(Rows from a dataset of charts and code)

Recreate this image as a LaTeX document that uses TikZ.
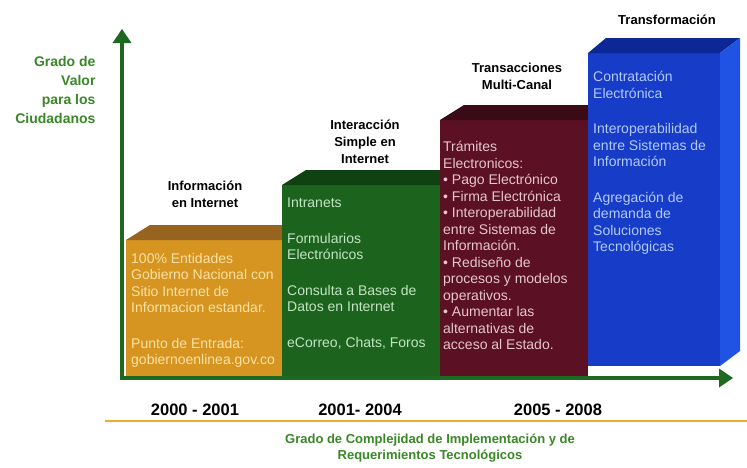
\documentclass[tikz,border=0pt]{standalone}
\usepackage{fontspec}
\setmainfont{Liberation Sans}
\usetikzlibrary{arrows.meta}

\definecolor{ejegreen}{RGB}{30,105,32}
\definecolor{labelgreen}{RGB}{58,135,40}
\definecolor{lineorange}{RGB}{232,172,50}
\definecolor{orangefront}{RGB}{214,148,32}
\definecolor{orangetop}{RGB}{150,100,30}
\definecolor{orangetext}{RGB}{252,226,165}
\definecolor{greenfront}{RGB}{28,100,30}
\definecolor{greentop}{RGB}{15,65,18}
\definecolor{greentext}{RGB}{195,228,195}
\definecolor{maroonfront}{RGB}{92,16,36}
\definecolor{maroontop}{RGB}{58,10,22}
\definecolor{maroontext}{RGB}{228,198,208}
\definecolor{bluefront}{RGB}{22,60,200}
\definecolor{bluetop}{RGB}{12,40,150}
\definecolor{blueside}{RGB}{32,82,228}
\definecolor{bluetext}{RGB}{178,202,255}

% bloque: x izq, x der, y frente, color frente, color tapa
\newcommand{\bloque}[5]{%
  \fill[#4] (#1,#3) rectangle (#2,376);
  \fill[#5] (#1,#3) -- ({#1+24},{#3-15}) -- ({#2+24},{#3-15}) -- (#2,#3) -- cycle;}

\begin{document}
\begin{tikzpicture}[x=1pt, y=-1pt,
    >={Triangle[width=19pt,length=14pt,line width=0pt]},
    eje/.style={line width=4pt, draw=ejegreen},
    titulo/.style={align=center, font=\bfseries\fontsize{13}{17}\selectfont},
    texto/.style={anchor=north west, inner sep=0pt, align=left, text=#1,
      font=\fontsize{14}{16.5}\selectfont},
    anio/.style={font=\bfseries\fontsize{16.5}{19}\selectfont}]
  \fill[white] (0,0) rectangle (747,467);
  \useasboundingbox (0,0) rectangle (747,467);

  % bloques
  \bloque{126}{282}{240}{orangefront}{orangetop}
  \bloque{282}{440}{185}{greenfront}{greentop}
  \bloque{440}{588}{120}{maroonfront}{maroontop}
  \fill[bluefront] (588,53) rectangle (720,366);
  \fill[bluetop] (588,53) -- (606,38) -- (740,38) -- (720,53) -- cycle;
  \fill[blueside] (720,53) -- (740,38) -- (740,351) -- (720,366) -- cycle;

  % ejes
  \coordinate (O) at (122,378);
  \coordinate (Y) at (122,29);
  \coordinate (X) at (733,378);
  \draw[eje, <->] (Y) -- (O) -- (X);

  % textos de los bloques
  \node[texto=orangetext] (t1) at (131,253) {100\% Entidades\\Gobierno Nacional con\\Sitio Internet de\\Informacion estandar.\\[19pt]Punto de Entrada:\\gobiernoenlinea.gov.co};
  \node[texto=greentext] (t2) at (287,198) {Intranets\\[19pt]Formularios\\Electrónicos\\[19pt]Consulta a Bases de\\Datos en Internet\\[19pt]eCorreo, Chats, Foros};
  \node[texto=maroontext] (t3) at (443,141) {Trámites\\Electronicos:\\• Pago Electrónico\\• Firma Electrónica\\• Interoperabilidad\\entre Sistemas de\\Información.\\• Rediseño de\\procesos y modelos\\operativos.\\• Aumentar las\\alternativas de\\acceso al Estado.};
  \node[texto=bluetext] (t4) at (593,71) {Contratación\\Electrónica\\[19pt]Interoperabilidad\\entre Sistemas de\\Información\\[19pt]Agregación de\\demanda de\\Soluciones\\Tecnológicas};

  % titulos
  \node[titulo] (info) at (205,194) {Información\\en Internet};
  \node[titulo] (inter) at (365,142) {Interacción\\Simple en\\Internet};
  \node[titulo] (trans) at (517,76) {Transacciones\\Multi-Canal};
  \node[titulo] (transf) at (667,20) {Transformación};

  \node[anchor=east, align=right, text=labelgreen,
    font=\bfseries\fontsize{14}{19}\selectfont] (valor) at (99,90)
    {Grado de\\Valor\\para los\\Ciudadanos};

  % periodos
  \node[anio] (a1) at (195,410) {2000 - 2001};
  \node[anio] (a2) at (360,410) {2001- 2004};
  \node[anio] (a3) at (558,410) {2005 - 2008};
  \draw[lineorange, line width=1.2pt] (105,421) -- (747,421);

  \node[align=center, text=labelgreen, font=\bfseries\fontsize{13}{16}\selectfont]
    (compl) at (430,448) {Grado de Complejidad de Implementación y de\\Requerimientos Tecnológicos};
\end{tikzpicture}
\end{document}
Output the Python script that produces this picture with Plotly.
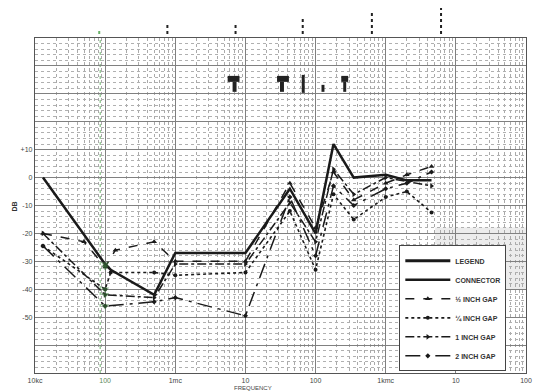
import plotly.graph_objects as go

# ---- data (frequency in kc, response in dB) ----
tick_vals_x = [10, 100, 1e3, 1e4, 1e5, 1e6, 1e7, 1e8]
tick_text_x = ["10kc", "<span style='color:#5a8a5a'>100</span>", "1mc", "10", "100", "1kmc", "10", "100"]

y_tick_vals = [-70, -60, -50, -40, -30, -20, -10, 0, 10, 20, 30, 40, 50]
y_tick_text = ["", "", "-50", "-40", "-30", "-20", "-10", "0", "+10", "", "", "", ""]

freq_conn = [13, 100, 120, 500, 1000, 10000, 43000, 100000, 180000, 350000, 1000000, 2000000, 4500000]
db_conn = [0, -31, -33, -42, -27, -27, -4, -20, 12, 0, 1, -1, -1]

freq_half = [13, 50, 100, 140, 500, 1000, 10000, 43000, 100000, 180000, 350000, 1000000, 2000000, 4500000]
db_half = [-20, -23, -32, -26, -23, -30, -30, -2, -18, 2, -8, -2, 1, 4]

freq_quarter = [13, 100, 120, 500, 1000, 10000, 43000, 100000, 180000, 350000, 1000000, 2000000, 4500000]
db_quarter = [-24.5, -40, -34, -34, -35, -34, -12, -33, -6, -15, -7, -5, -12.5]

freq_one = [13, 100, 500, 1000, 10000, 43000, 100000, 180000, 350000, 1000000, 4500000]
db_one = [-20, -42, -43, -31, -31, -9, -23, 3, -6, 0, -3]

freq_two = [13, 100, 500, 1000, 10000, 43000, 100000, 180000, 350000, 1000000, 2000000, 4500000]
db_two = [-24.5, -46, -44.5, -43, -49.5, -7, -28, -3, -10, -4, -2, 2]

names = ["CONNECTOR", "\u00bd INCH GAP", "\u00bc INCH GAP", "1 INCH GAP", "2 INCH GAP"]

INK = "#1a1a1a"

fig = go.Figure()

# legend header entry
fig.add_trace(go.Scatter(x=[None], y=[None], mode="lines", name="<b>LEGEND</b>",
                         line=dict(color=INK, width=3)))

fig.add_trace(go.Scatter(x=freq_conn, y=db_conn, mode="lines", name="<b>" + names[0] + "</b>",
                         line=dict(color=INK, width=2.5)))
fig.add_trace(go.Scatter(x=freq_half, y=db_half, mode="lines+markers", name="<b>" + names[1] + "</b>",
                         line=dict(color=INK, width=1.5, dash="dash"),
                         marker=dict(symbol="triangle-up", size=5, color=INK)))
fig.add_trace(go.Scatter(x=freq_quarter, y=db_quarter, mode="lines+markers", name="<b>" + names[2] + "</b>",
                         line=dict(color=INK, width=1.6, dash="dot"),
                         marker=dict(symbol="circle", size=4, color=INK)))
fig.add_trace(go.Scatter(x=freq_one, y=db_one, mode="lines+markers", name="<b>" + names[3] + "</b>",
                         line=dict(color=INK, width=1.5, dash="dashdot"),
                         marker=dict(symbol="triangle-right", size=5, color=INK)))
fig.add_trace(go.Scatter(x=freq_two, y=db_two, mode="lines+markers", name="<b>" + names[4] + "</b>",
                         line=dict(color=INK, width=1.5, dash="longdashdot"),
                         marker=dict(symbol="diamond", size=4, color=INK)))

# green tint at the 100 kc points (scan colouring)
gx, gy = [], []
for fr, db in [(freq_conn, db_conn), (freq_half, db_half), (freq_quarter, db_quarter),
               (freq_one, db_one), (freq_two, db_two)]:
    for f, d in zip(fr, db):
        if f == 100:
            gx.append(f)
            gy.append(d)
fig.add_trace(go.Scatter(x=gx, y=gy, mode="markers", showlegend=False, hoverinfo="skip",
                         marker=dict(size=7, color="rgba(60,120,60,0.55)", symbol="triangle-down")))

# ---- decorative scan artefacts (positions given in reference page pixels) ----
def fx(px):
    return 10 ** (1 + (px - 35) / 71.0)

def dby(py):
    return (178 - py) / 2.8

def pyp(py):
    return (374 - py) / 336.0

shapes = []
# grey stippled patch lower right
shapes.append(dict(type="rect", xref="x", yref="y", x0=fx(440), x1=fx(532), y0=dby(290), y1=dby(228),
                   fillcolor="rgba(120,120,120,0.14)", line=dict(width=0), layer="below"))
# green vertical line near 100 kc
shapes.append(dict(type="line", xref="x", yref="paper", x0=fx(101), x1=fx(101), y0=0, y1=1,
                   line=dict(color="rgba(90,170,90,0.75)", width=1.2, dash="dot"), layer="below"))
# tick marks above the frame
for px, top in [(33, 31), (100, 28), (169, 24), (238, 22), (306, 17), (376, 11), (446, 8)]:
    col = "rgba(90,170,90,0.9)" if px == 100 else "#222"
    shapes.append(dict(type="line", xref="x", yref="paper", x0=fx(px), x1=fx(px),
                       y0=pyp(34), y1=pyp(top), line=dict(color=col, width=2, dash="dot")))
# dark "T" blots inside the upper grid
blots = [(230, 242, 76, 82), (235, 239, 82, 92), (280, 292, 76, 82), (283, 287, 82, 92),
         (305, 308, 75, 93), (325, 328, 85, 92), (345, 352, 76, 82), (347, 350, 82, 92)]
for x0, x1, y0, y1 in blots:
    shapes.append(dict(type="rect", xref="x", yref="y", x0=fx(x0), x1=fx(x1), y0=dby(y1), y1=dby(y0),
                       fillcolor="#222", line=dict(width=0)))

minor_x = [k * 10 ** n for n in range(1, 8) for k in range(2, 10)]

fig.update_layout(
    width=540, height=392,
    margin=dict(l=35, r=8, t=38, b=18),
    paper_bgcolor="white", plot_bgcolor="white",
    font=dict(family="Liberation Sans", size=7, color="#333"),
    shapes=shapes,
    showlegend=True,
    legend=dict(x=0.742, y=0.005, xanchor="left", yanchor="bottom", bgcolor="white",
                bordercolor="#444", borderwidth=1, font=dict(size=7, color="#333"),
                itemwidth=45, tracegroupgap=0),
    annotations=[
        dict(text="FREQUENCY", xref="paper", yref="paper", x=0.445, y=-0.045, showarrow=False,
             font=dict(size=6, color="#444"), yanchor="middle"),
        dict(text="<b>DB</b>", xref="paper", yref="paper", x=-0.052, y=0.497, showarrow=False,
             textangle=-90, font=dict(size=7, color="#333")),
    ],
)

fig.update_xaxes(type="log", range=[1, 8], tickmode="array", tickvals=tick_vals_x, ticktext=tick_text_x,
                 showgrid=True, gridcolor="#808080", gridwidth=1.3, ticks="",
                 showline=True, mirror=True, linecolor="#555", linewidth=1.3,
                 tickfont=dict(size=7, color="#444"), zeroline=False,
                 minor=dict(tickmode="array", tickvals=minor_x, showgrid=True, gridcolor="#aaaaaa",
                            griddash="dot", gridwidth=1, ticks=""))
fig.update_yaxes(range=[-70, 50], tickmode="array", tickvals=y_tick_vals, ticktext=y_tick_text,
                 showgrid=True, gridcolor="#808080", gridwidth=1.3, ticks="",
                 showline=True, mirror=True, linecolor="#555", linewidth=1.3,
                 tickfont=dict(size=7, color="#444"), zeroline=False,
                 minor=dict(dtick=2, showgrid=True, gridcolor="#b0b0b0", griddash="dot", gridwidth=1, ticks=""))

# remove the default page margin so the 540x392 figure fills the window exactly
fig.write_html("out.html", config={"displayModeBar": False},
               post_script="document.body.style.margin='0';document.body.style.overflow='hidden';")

WHAT IS BEING ASKED:
Pictures are excluded. Repeat exactly the lines from the one containing "Output the Python" to the one containing "import plotly.graph_objects as go", inclusive.

RESPONSE BELOW:
Output the Python script that produces this picture with Plotly.
import plotly.graph_objects as go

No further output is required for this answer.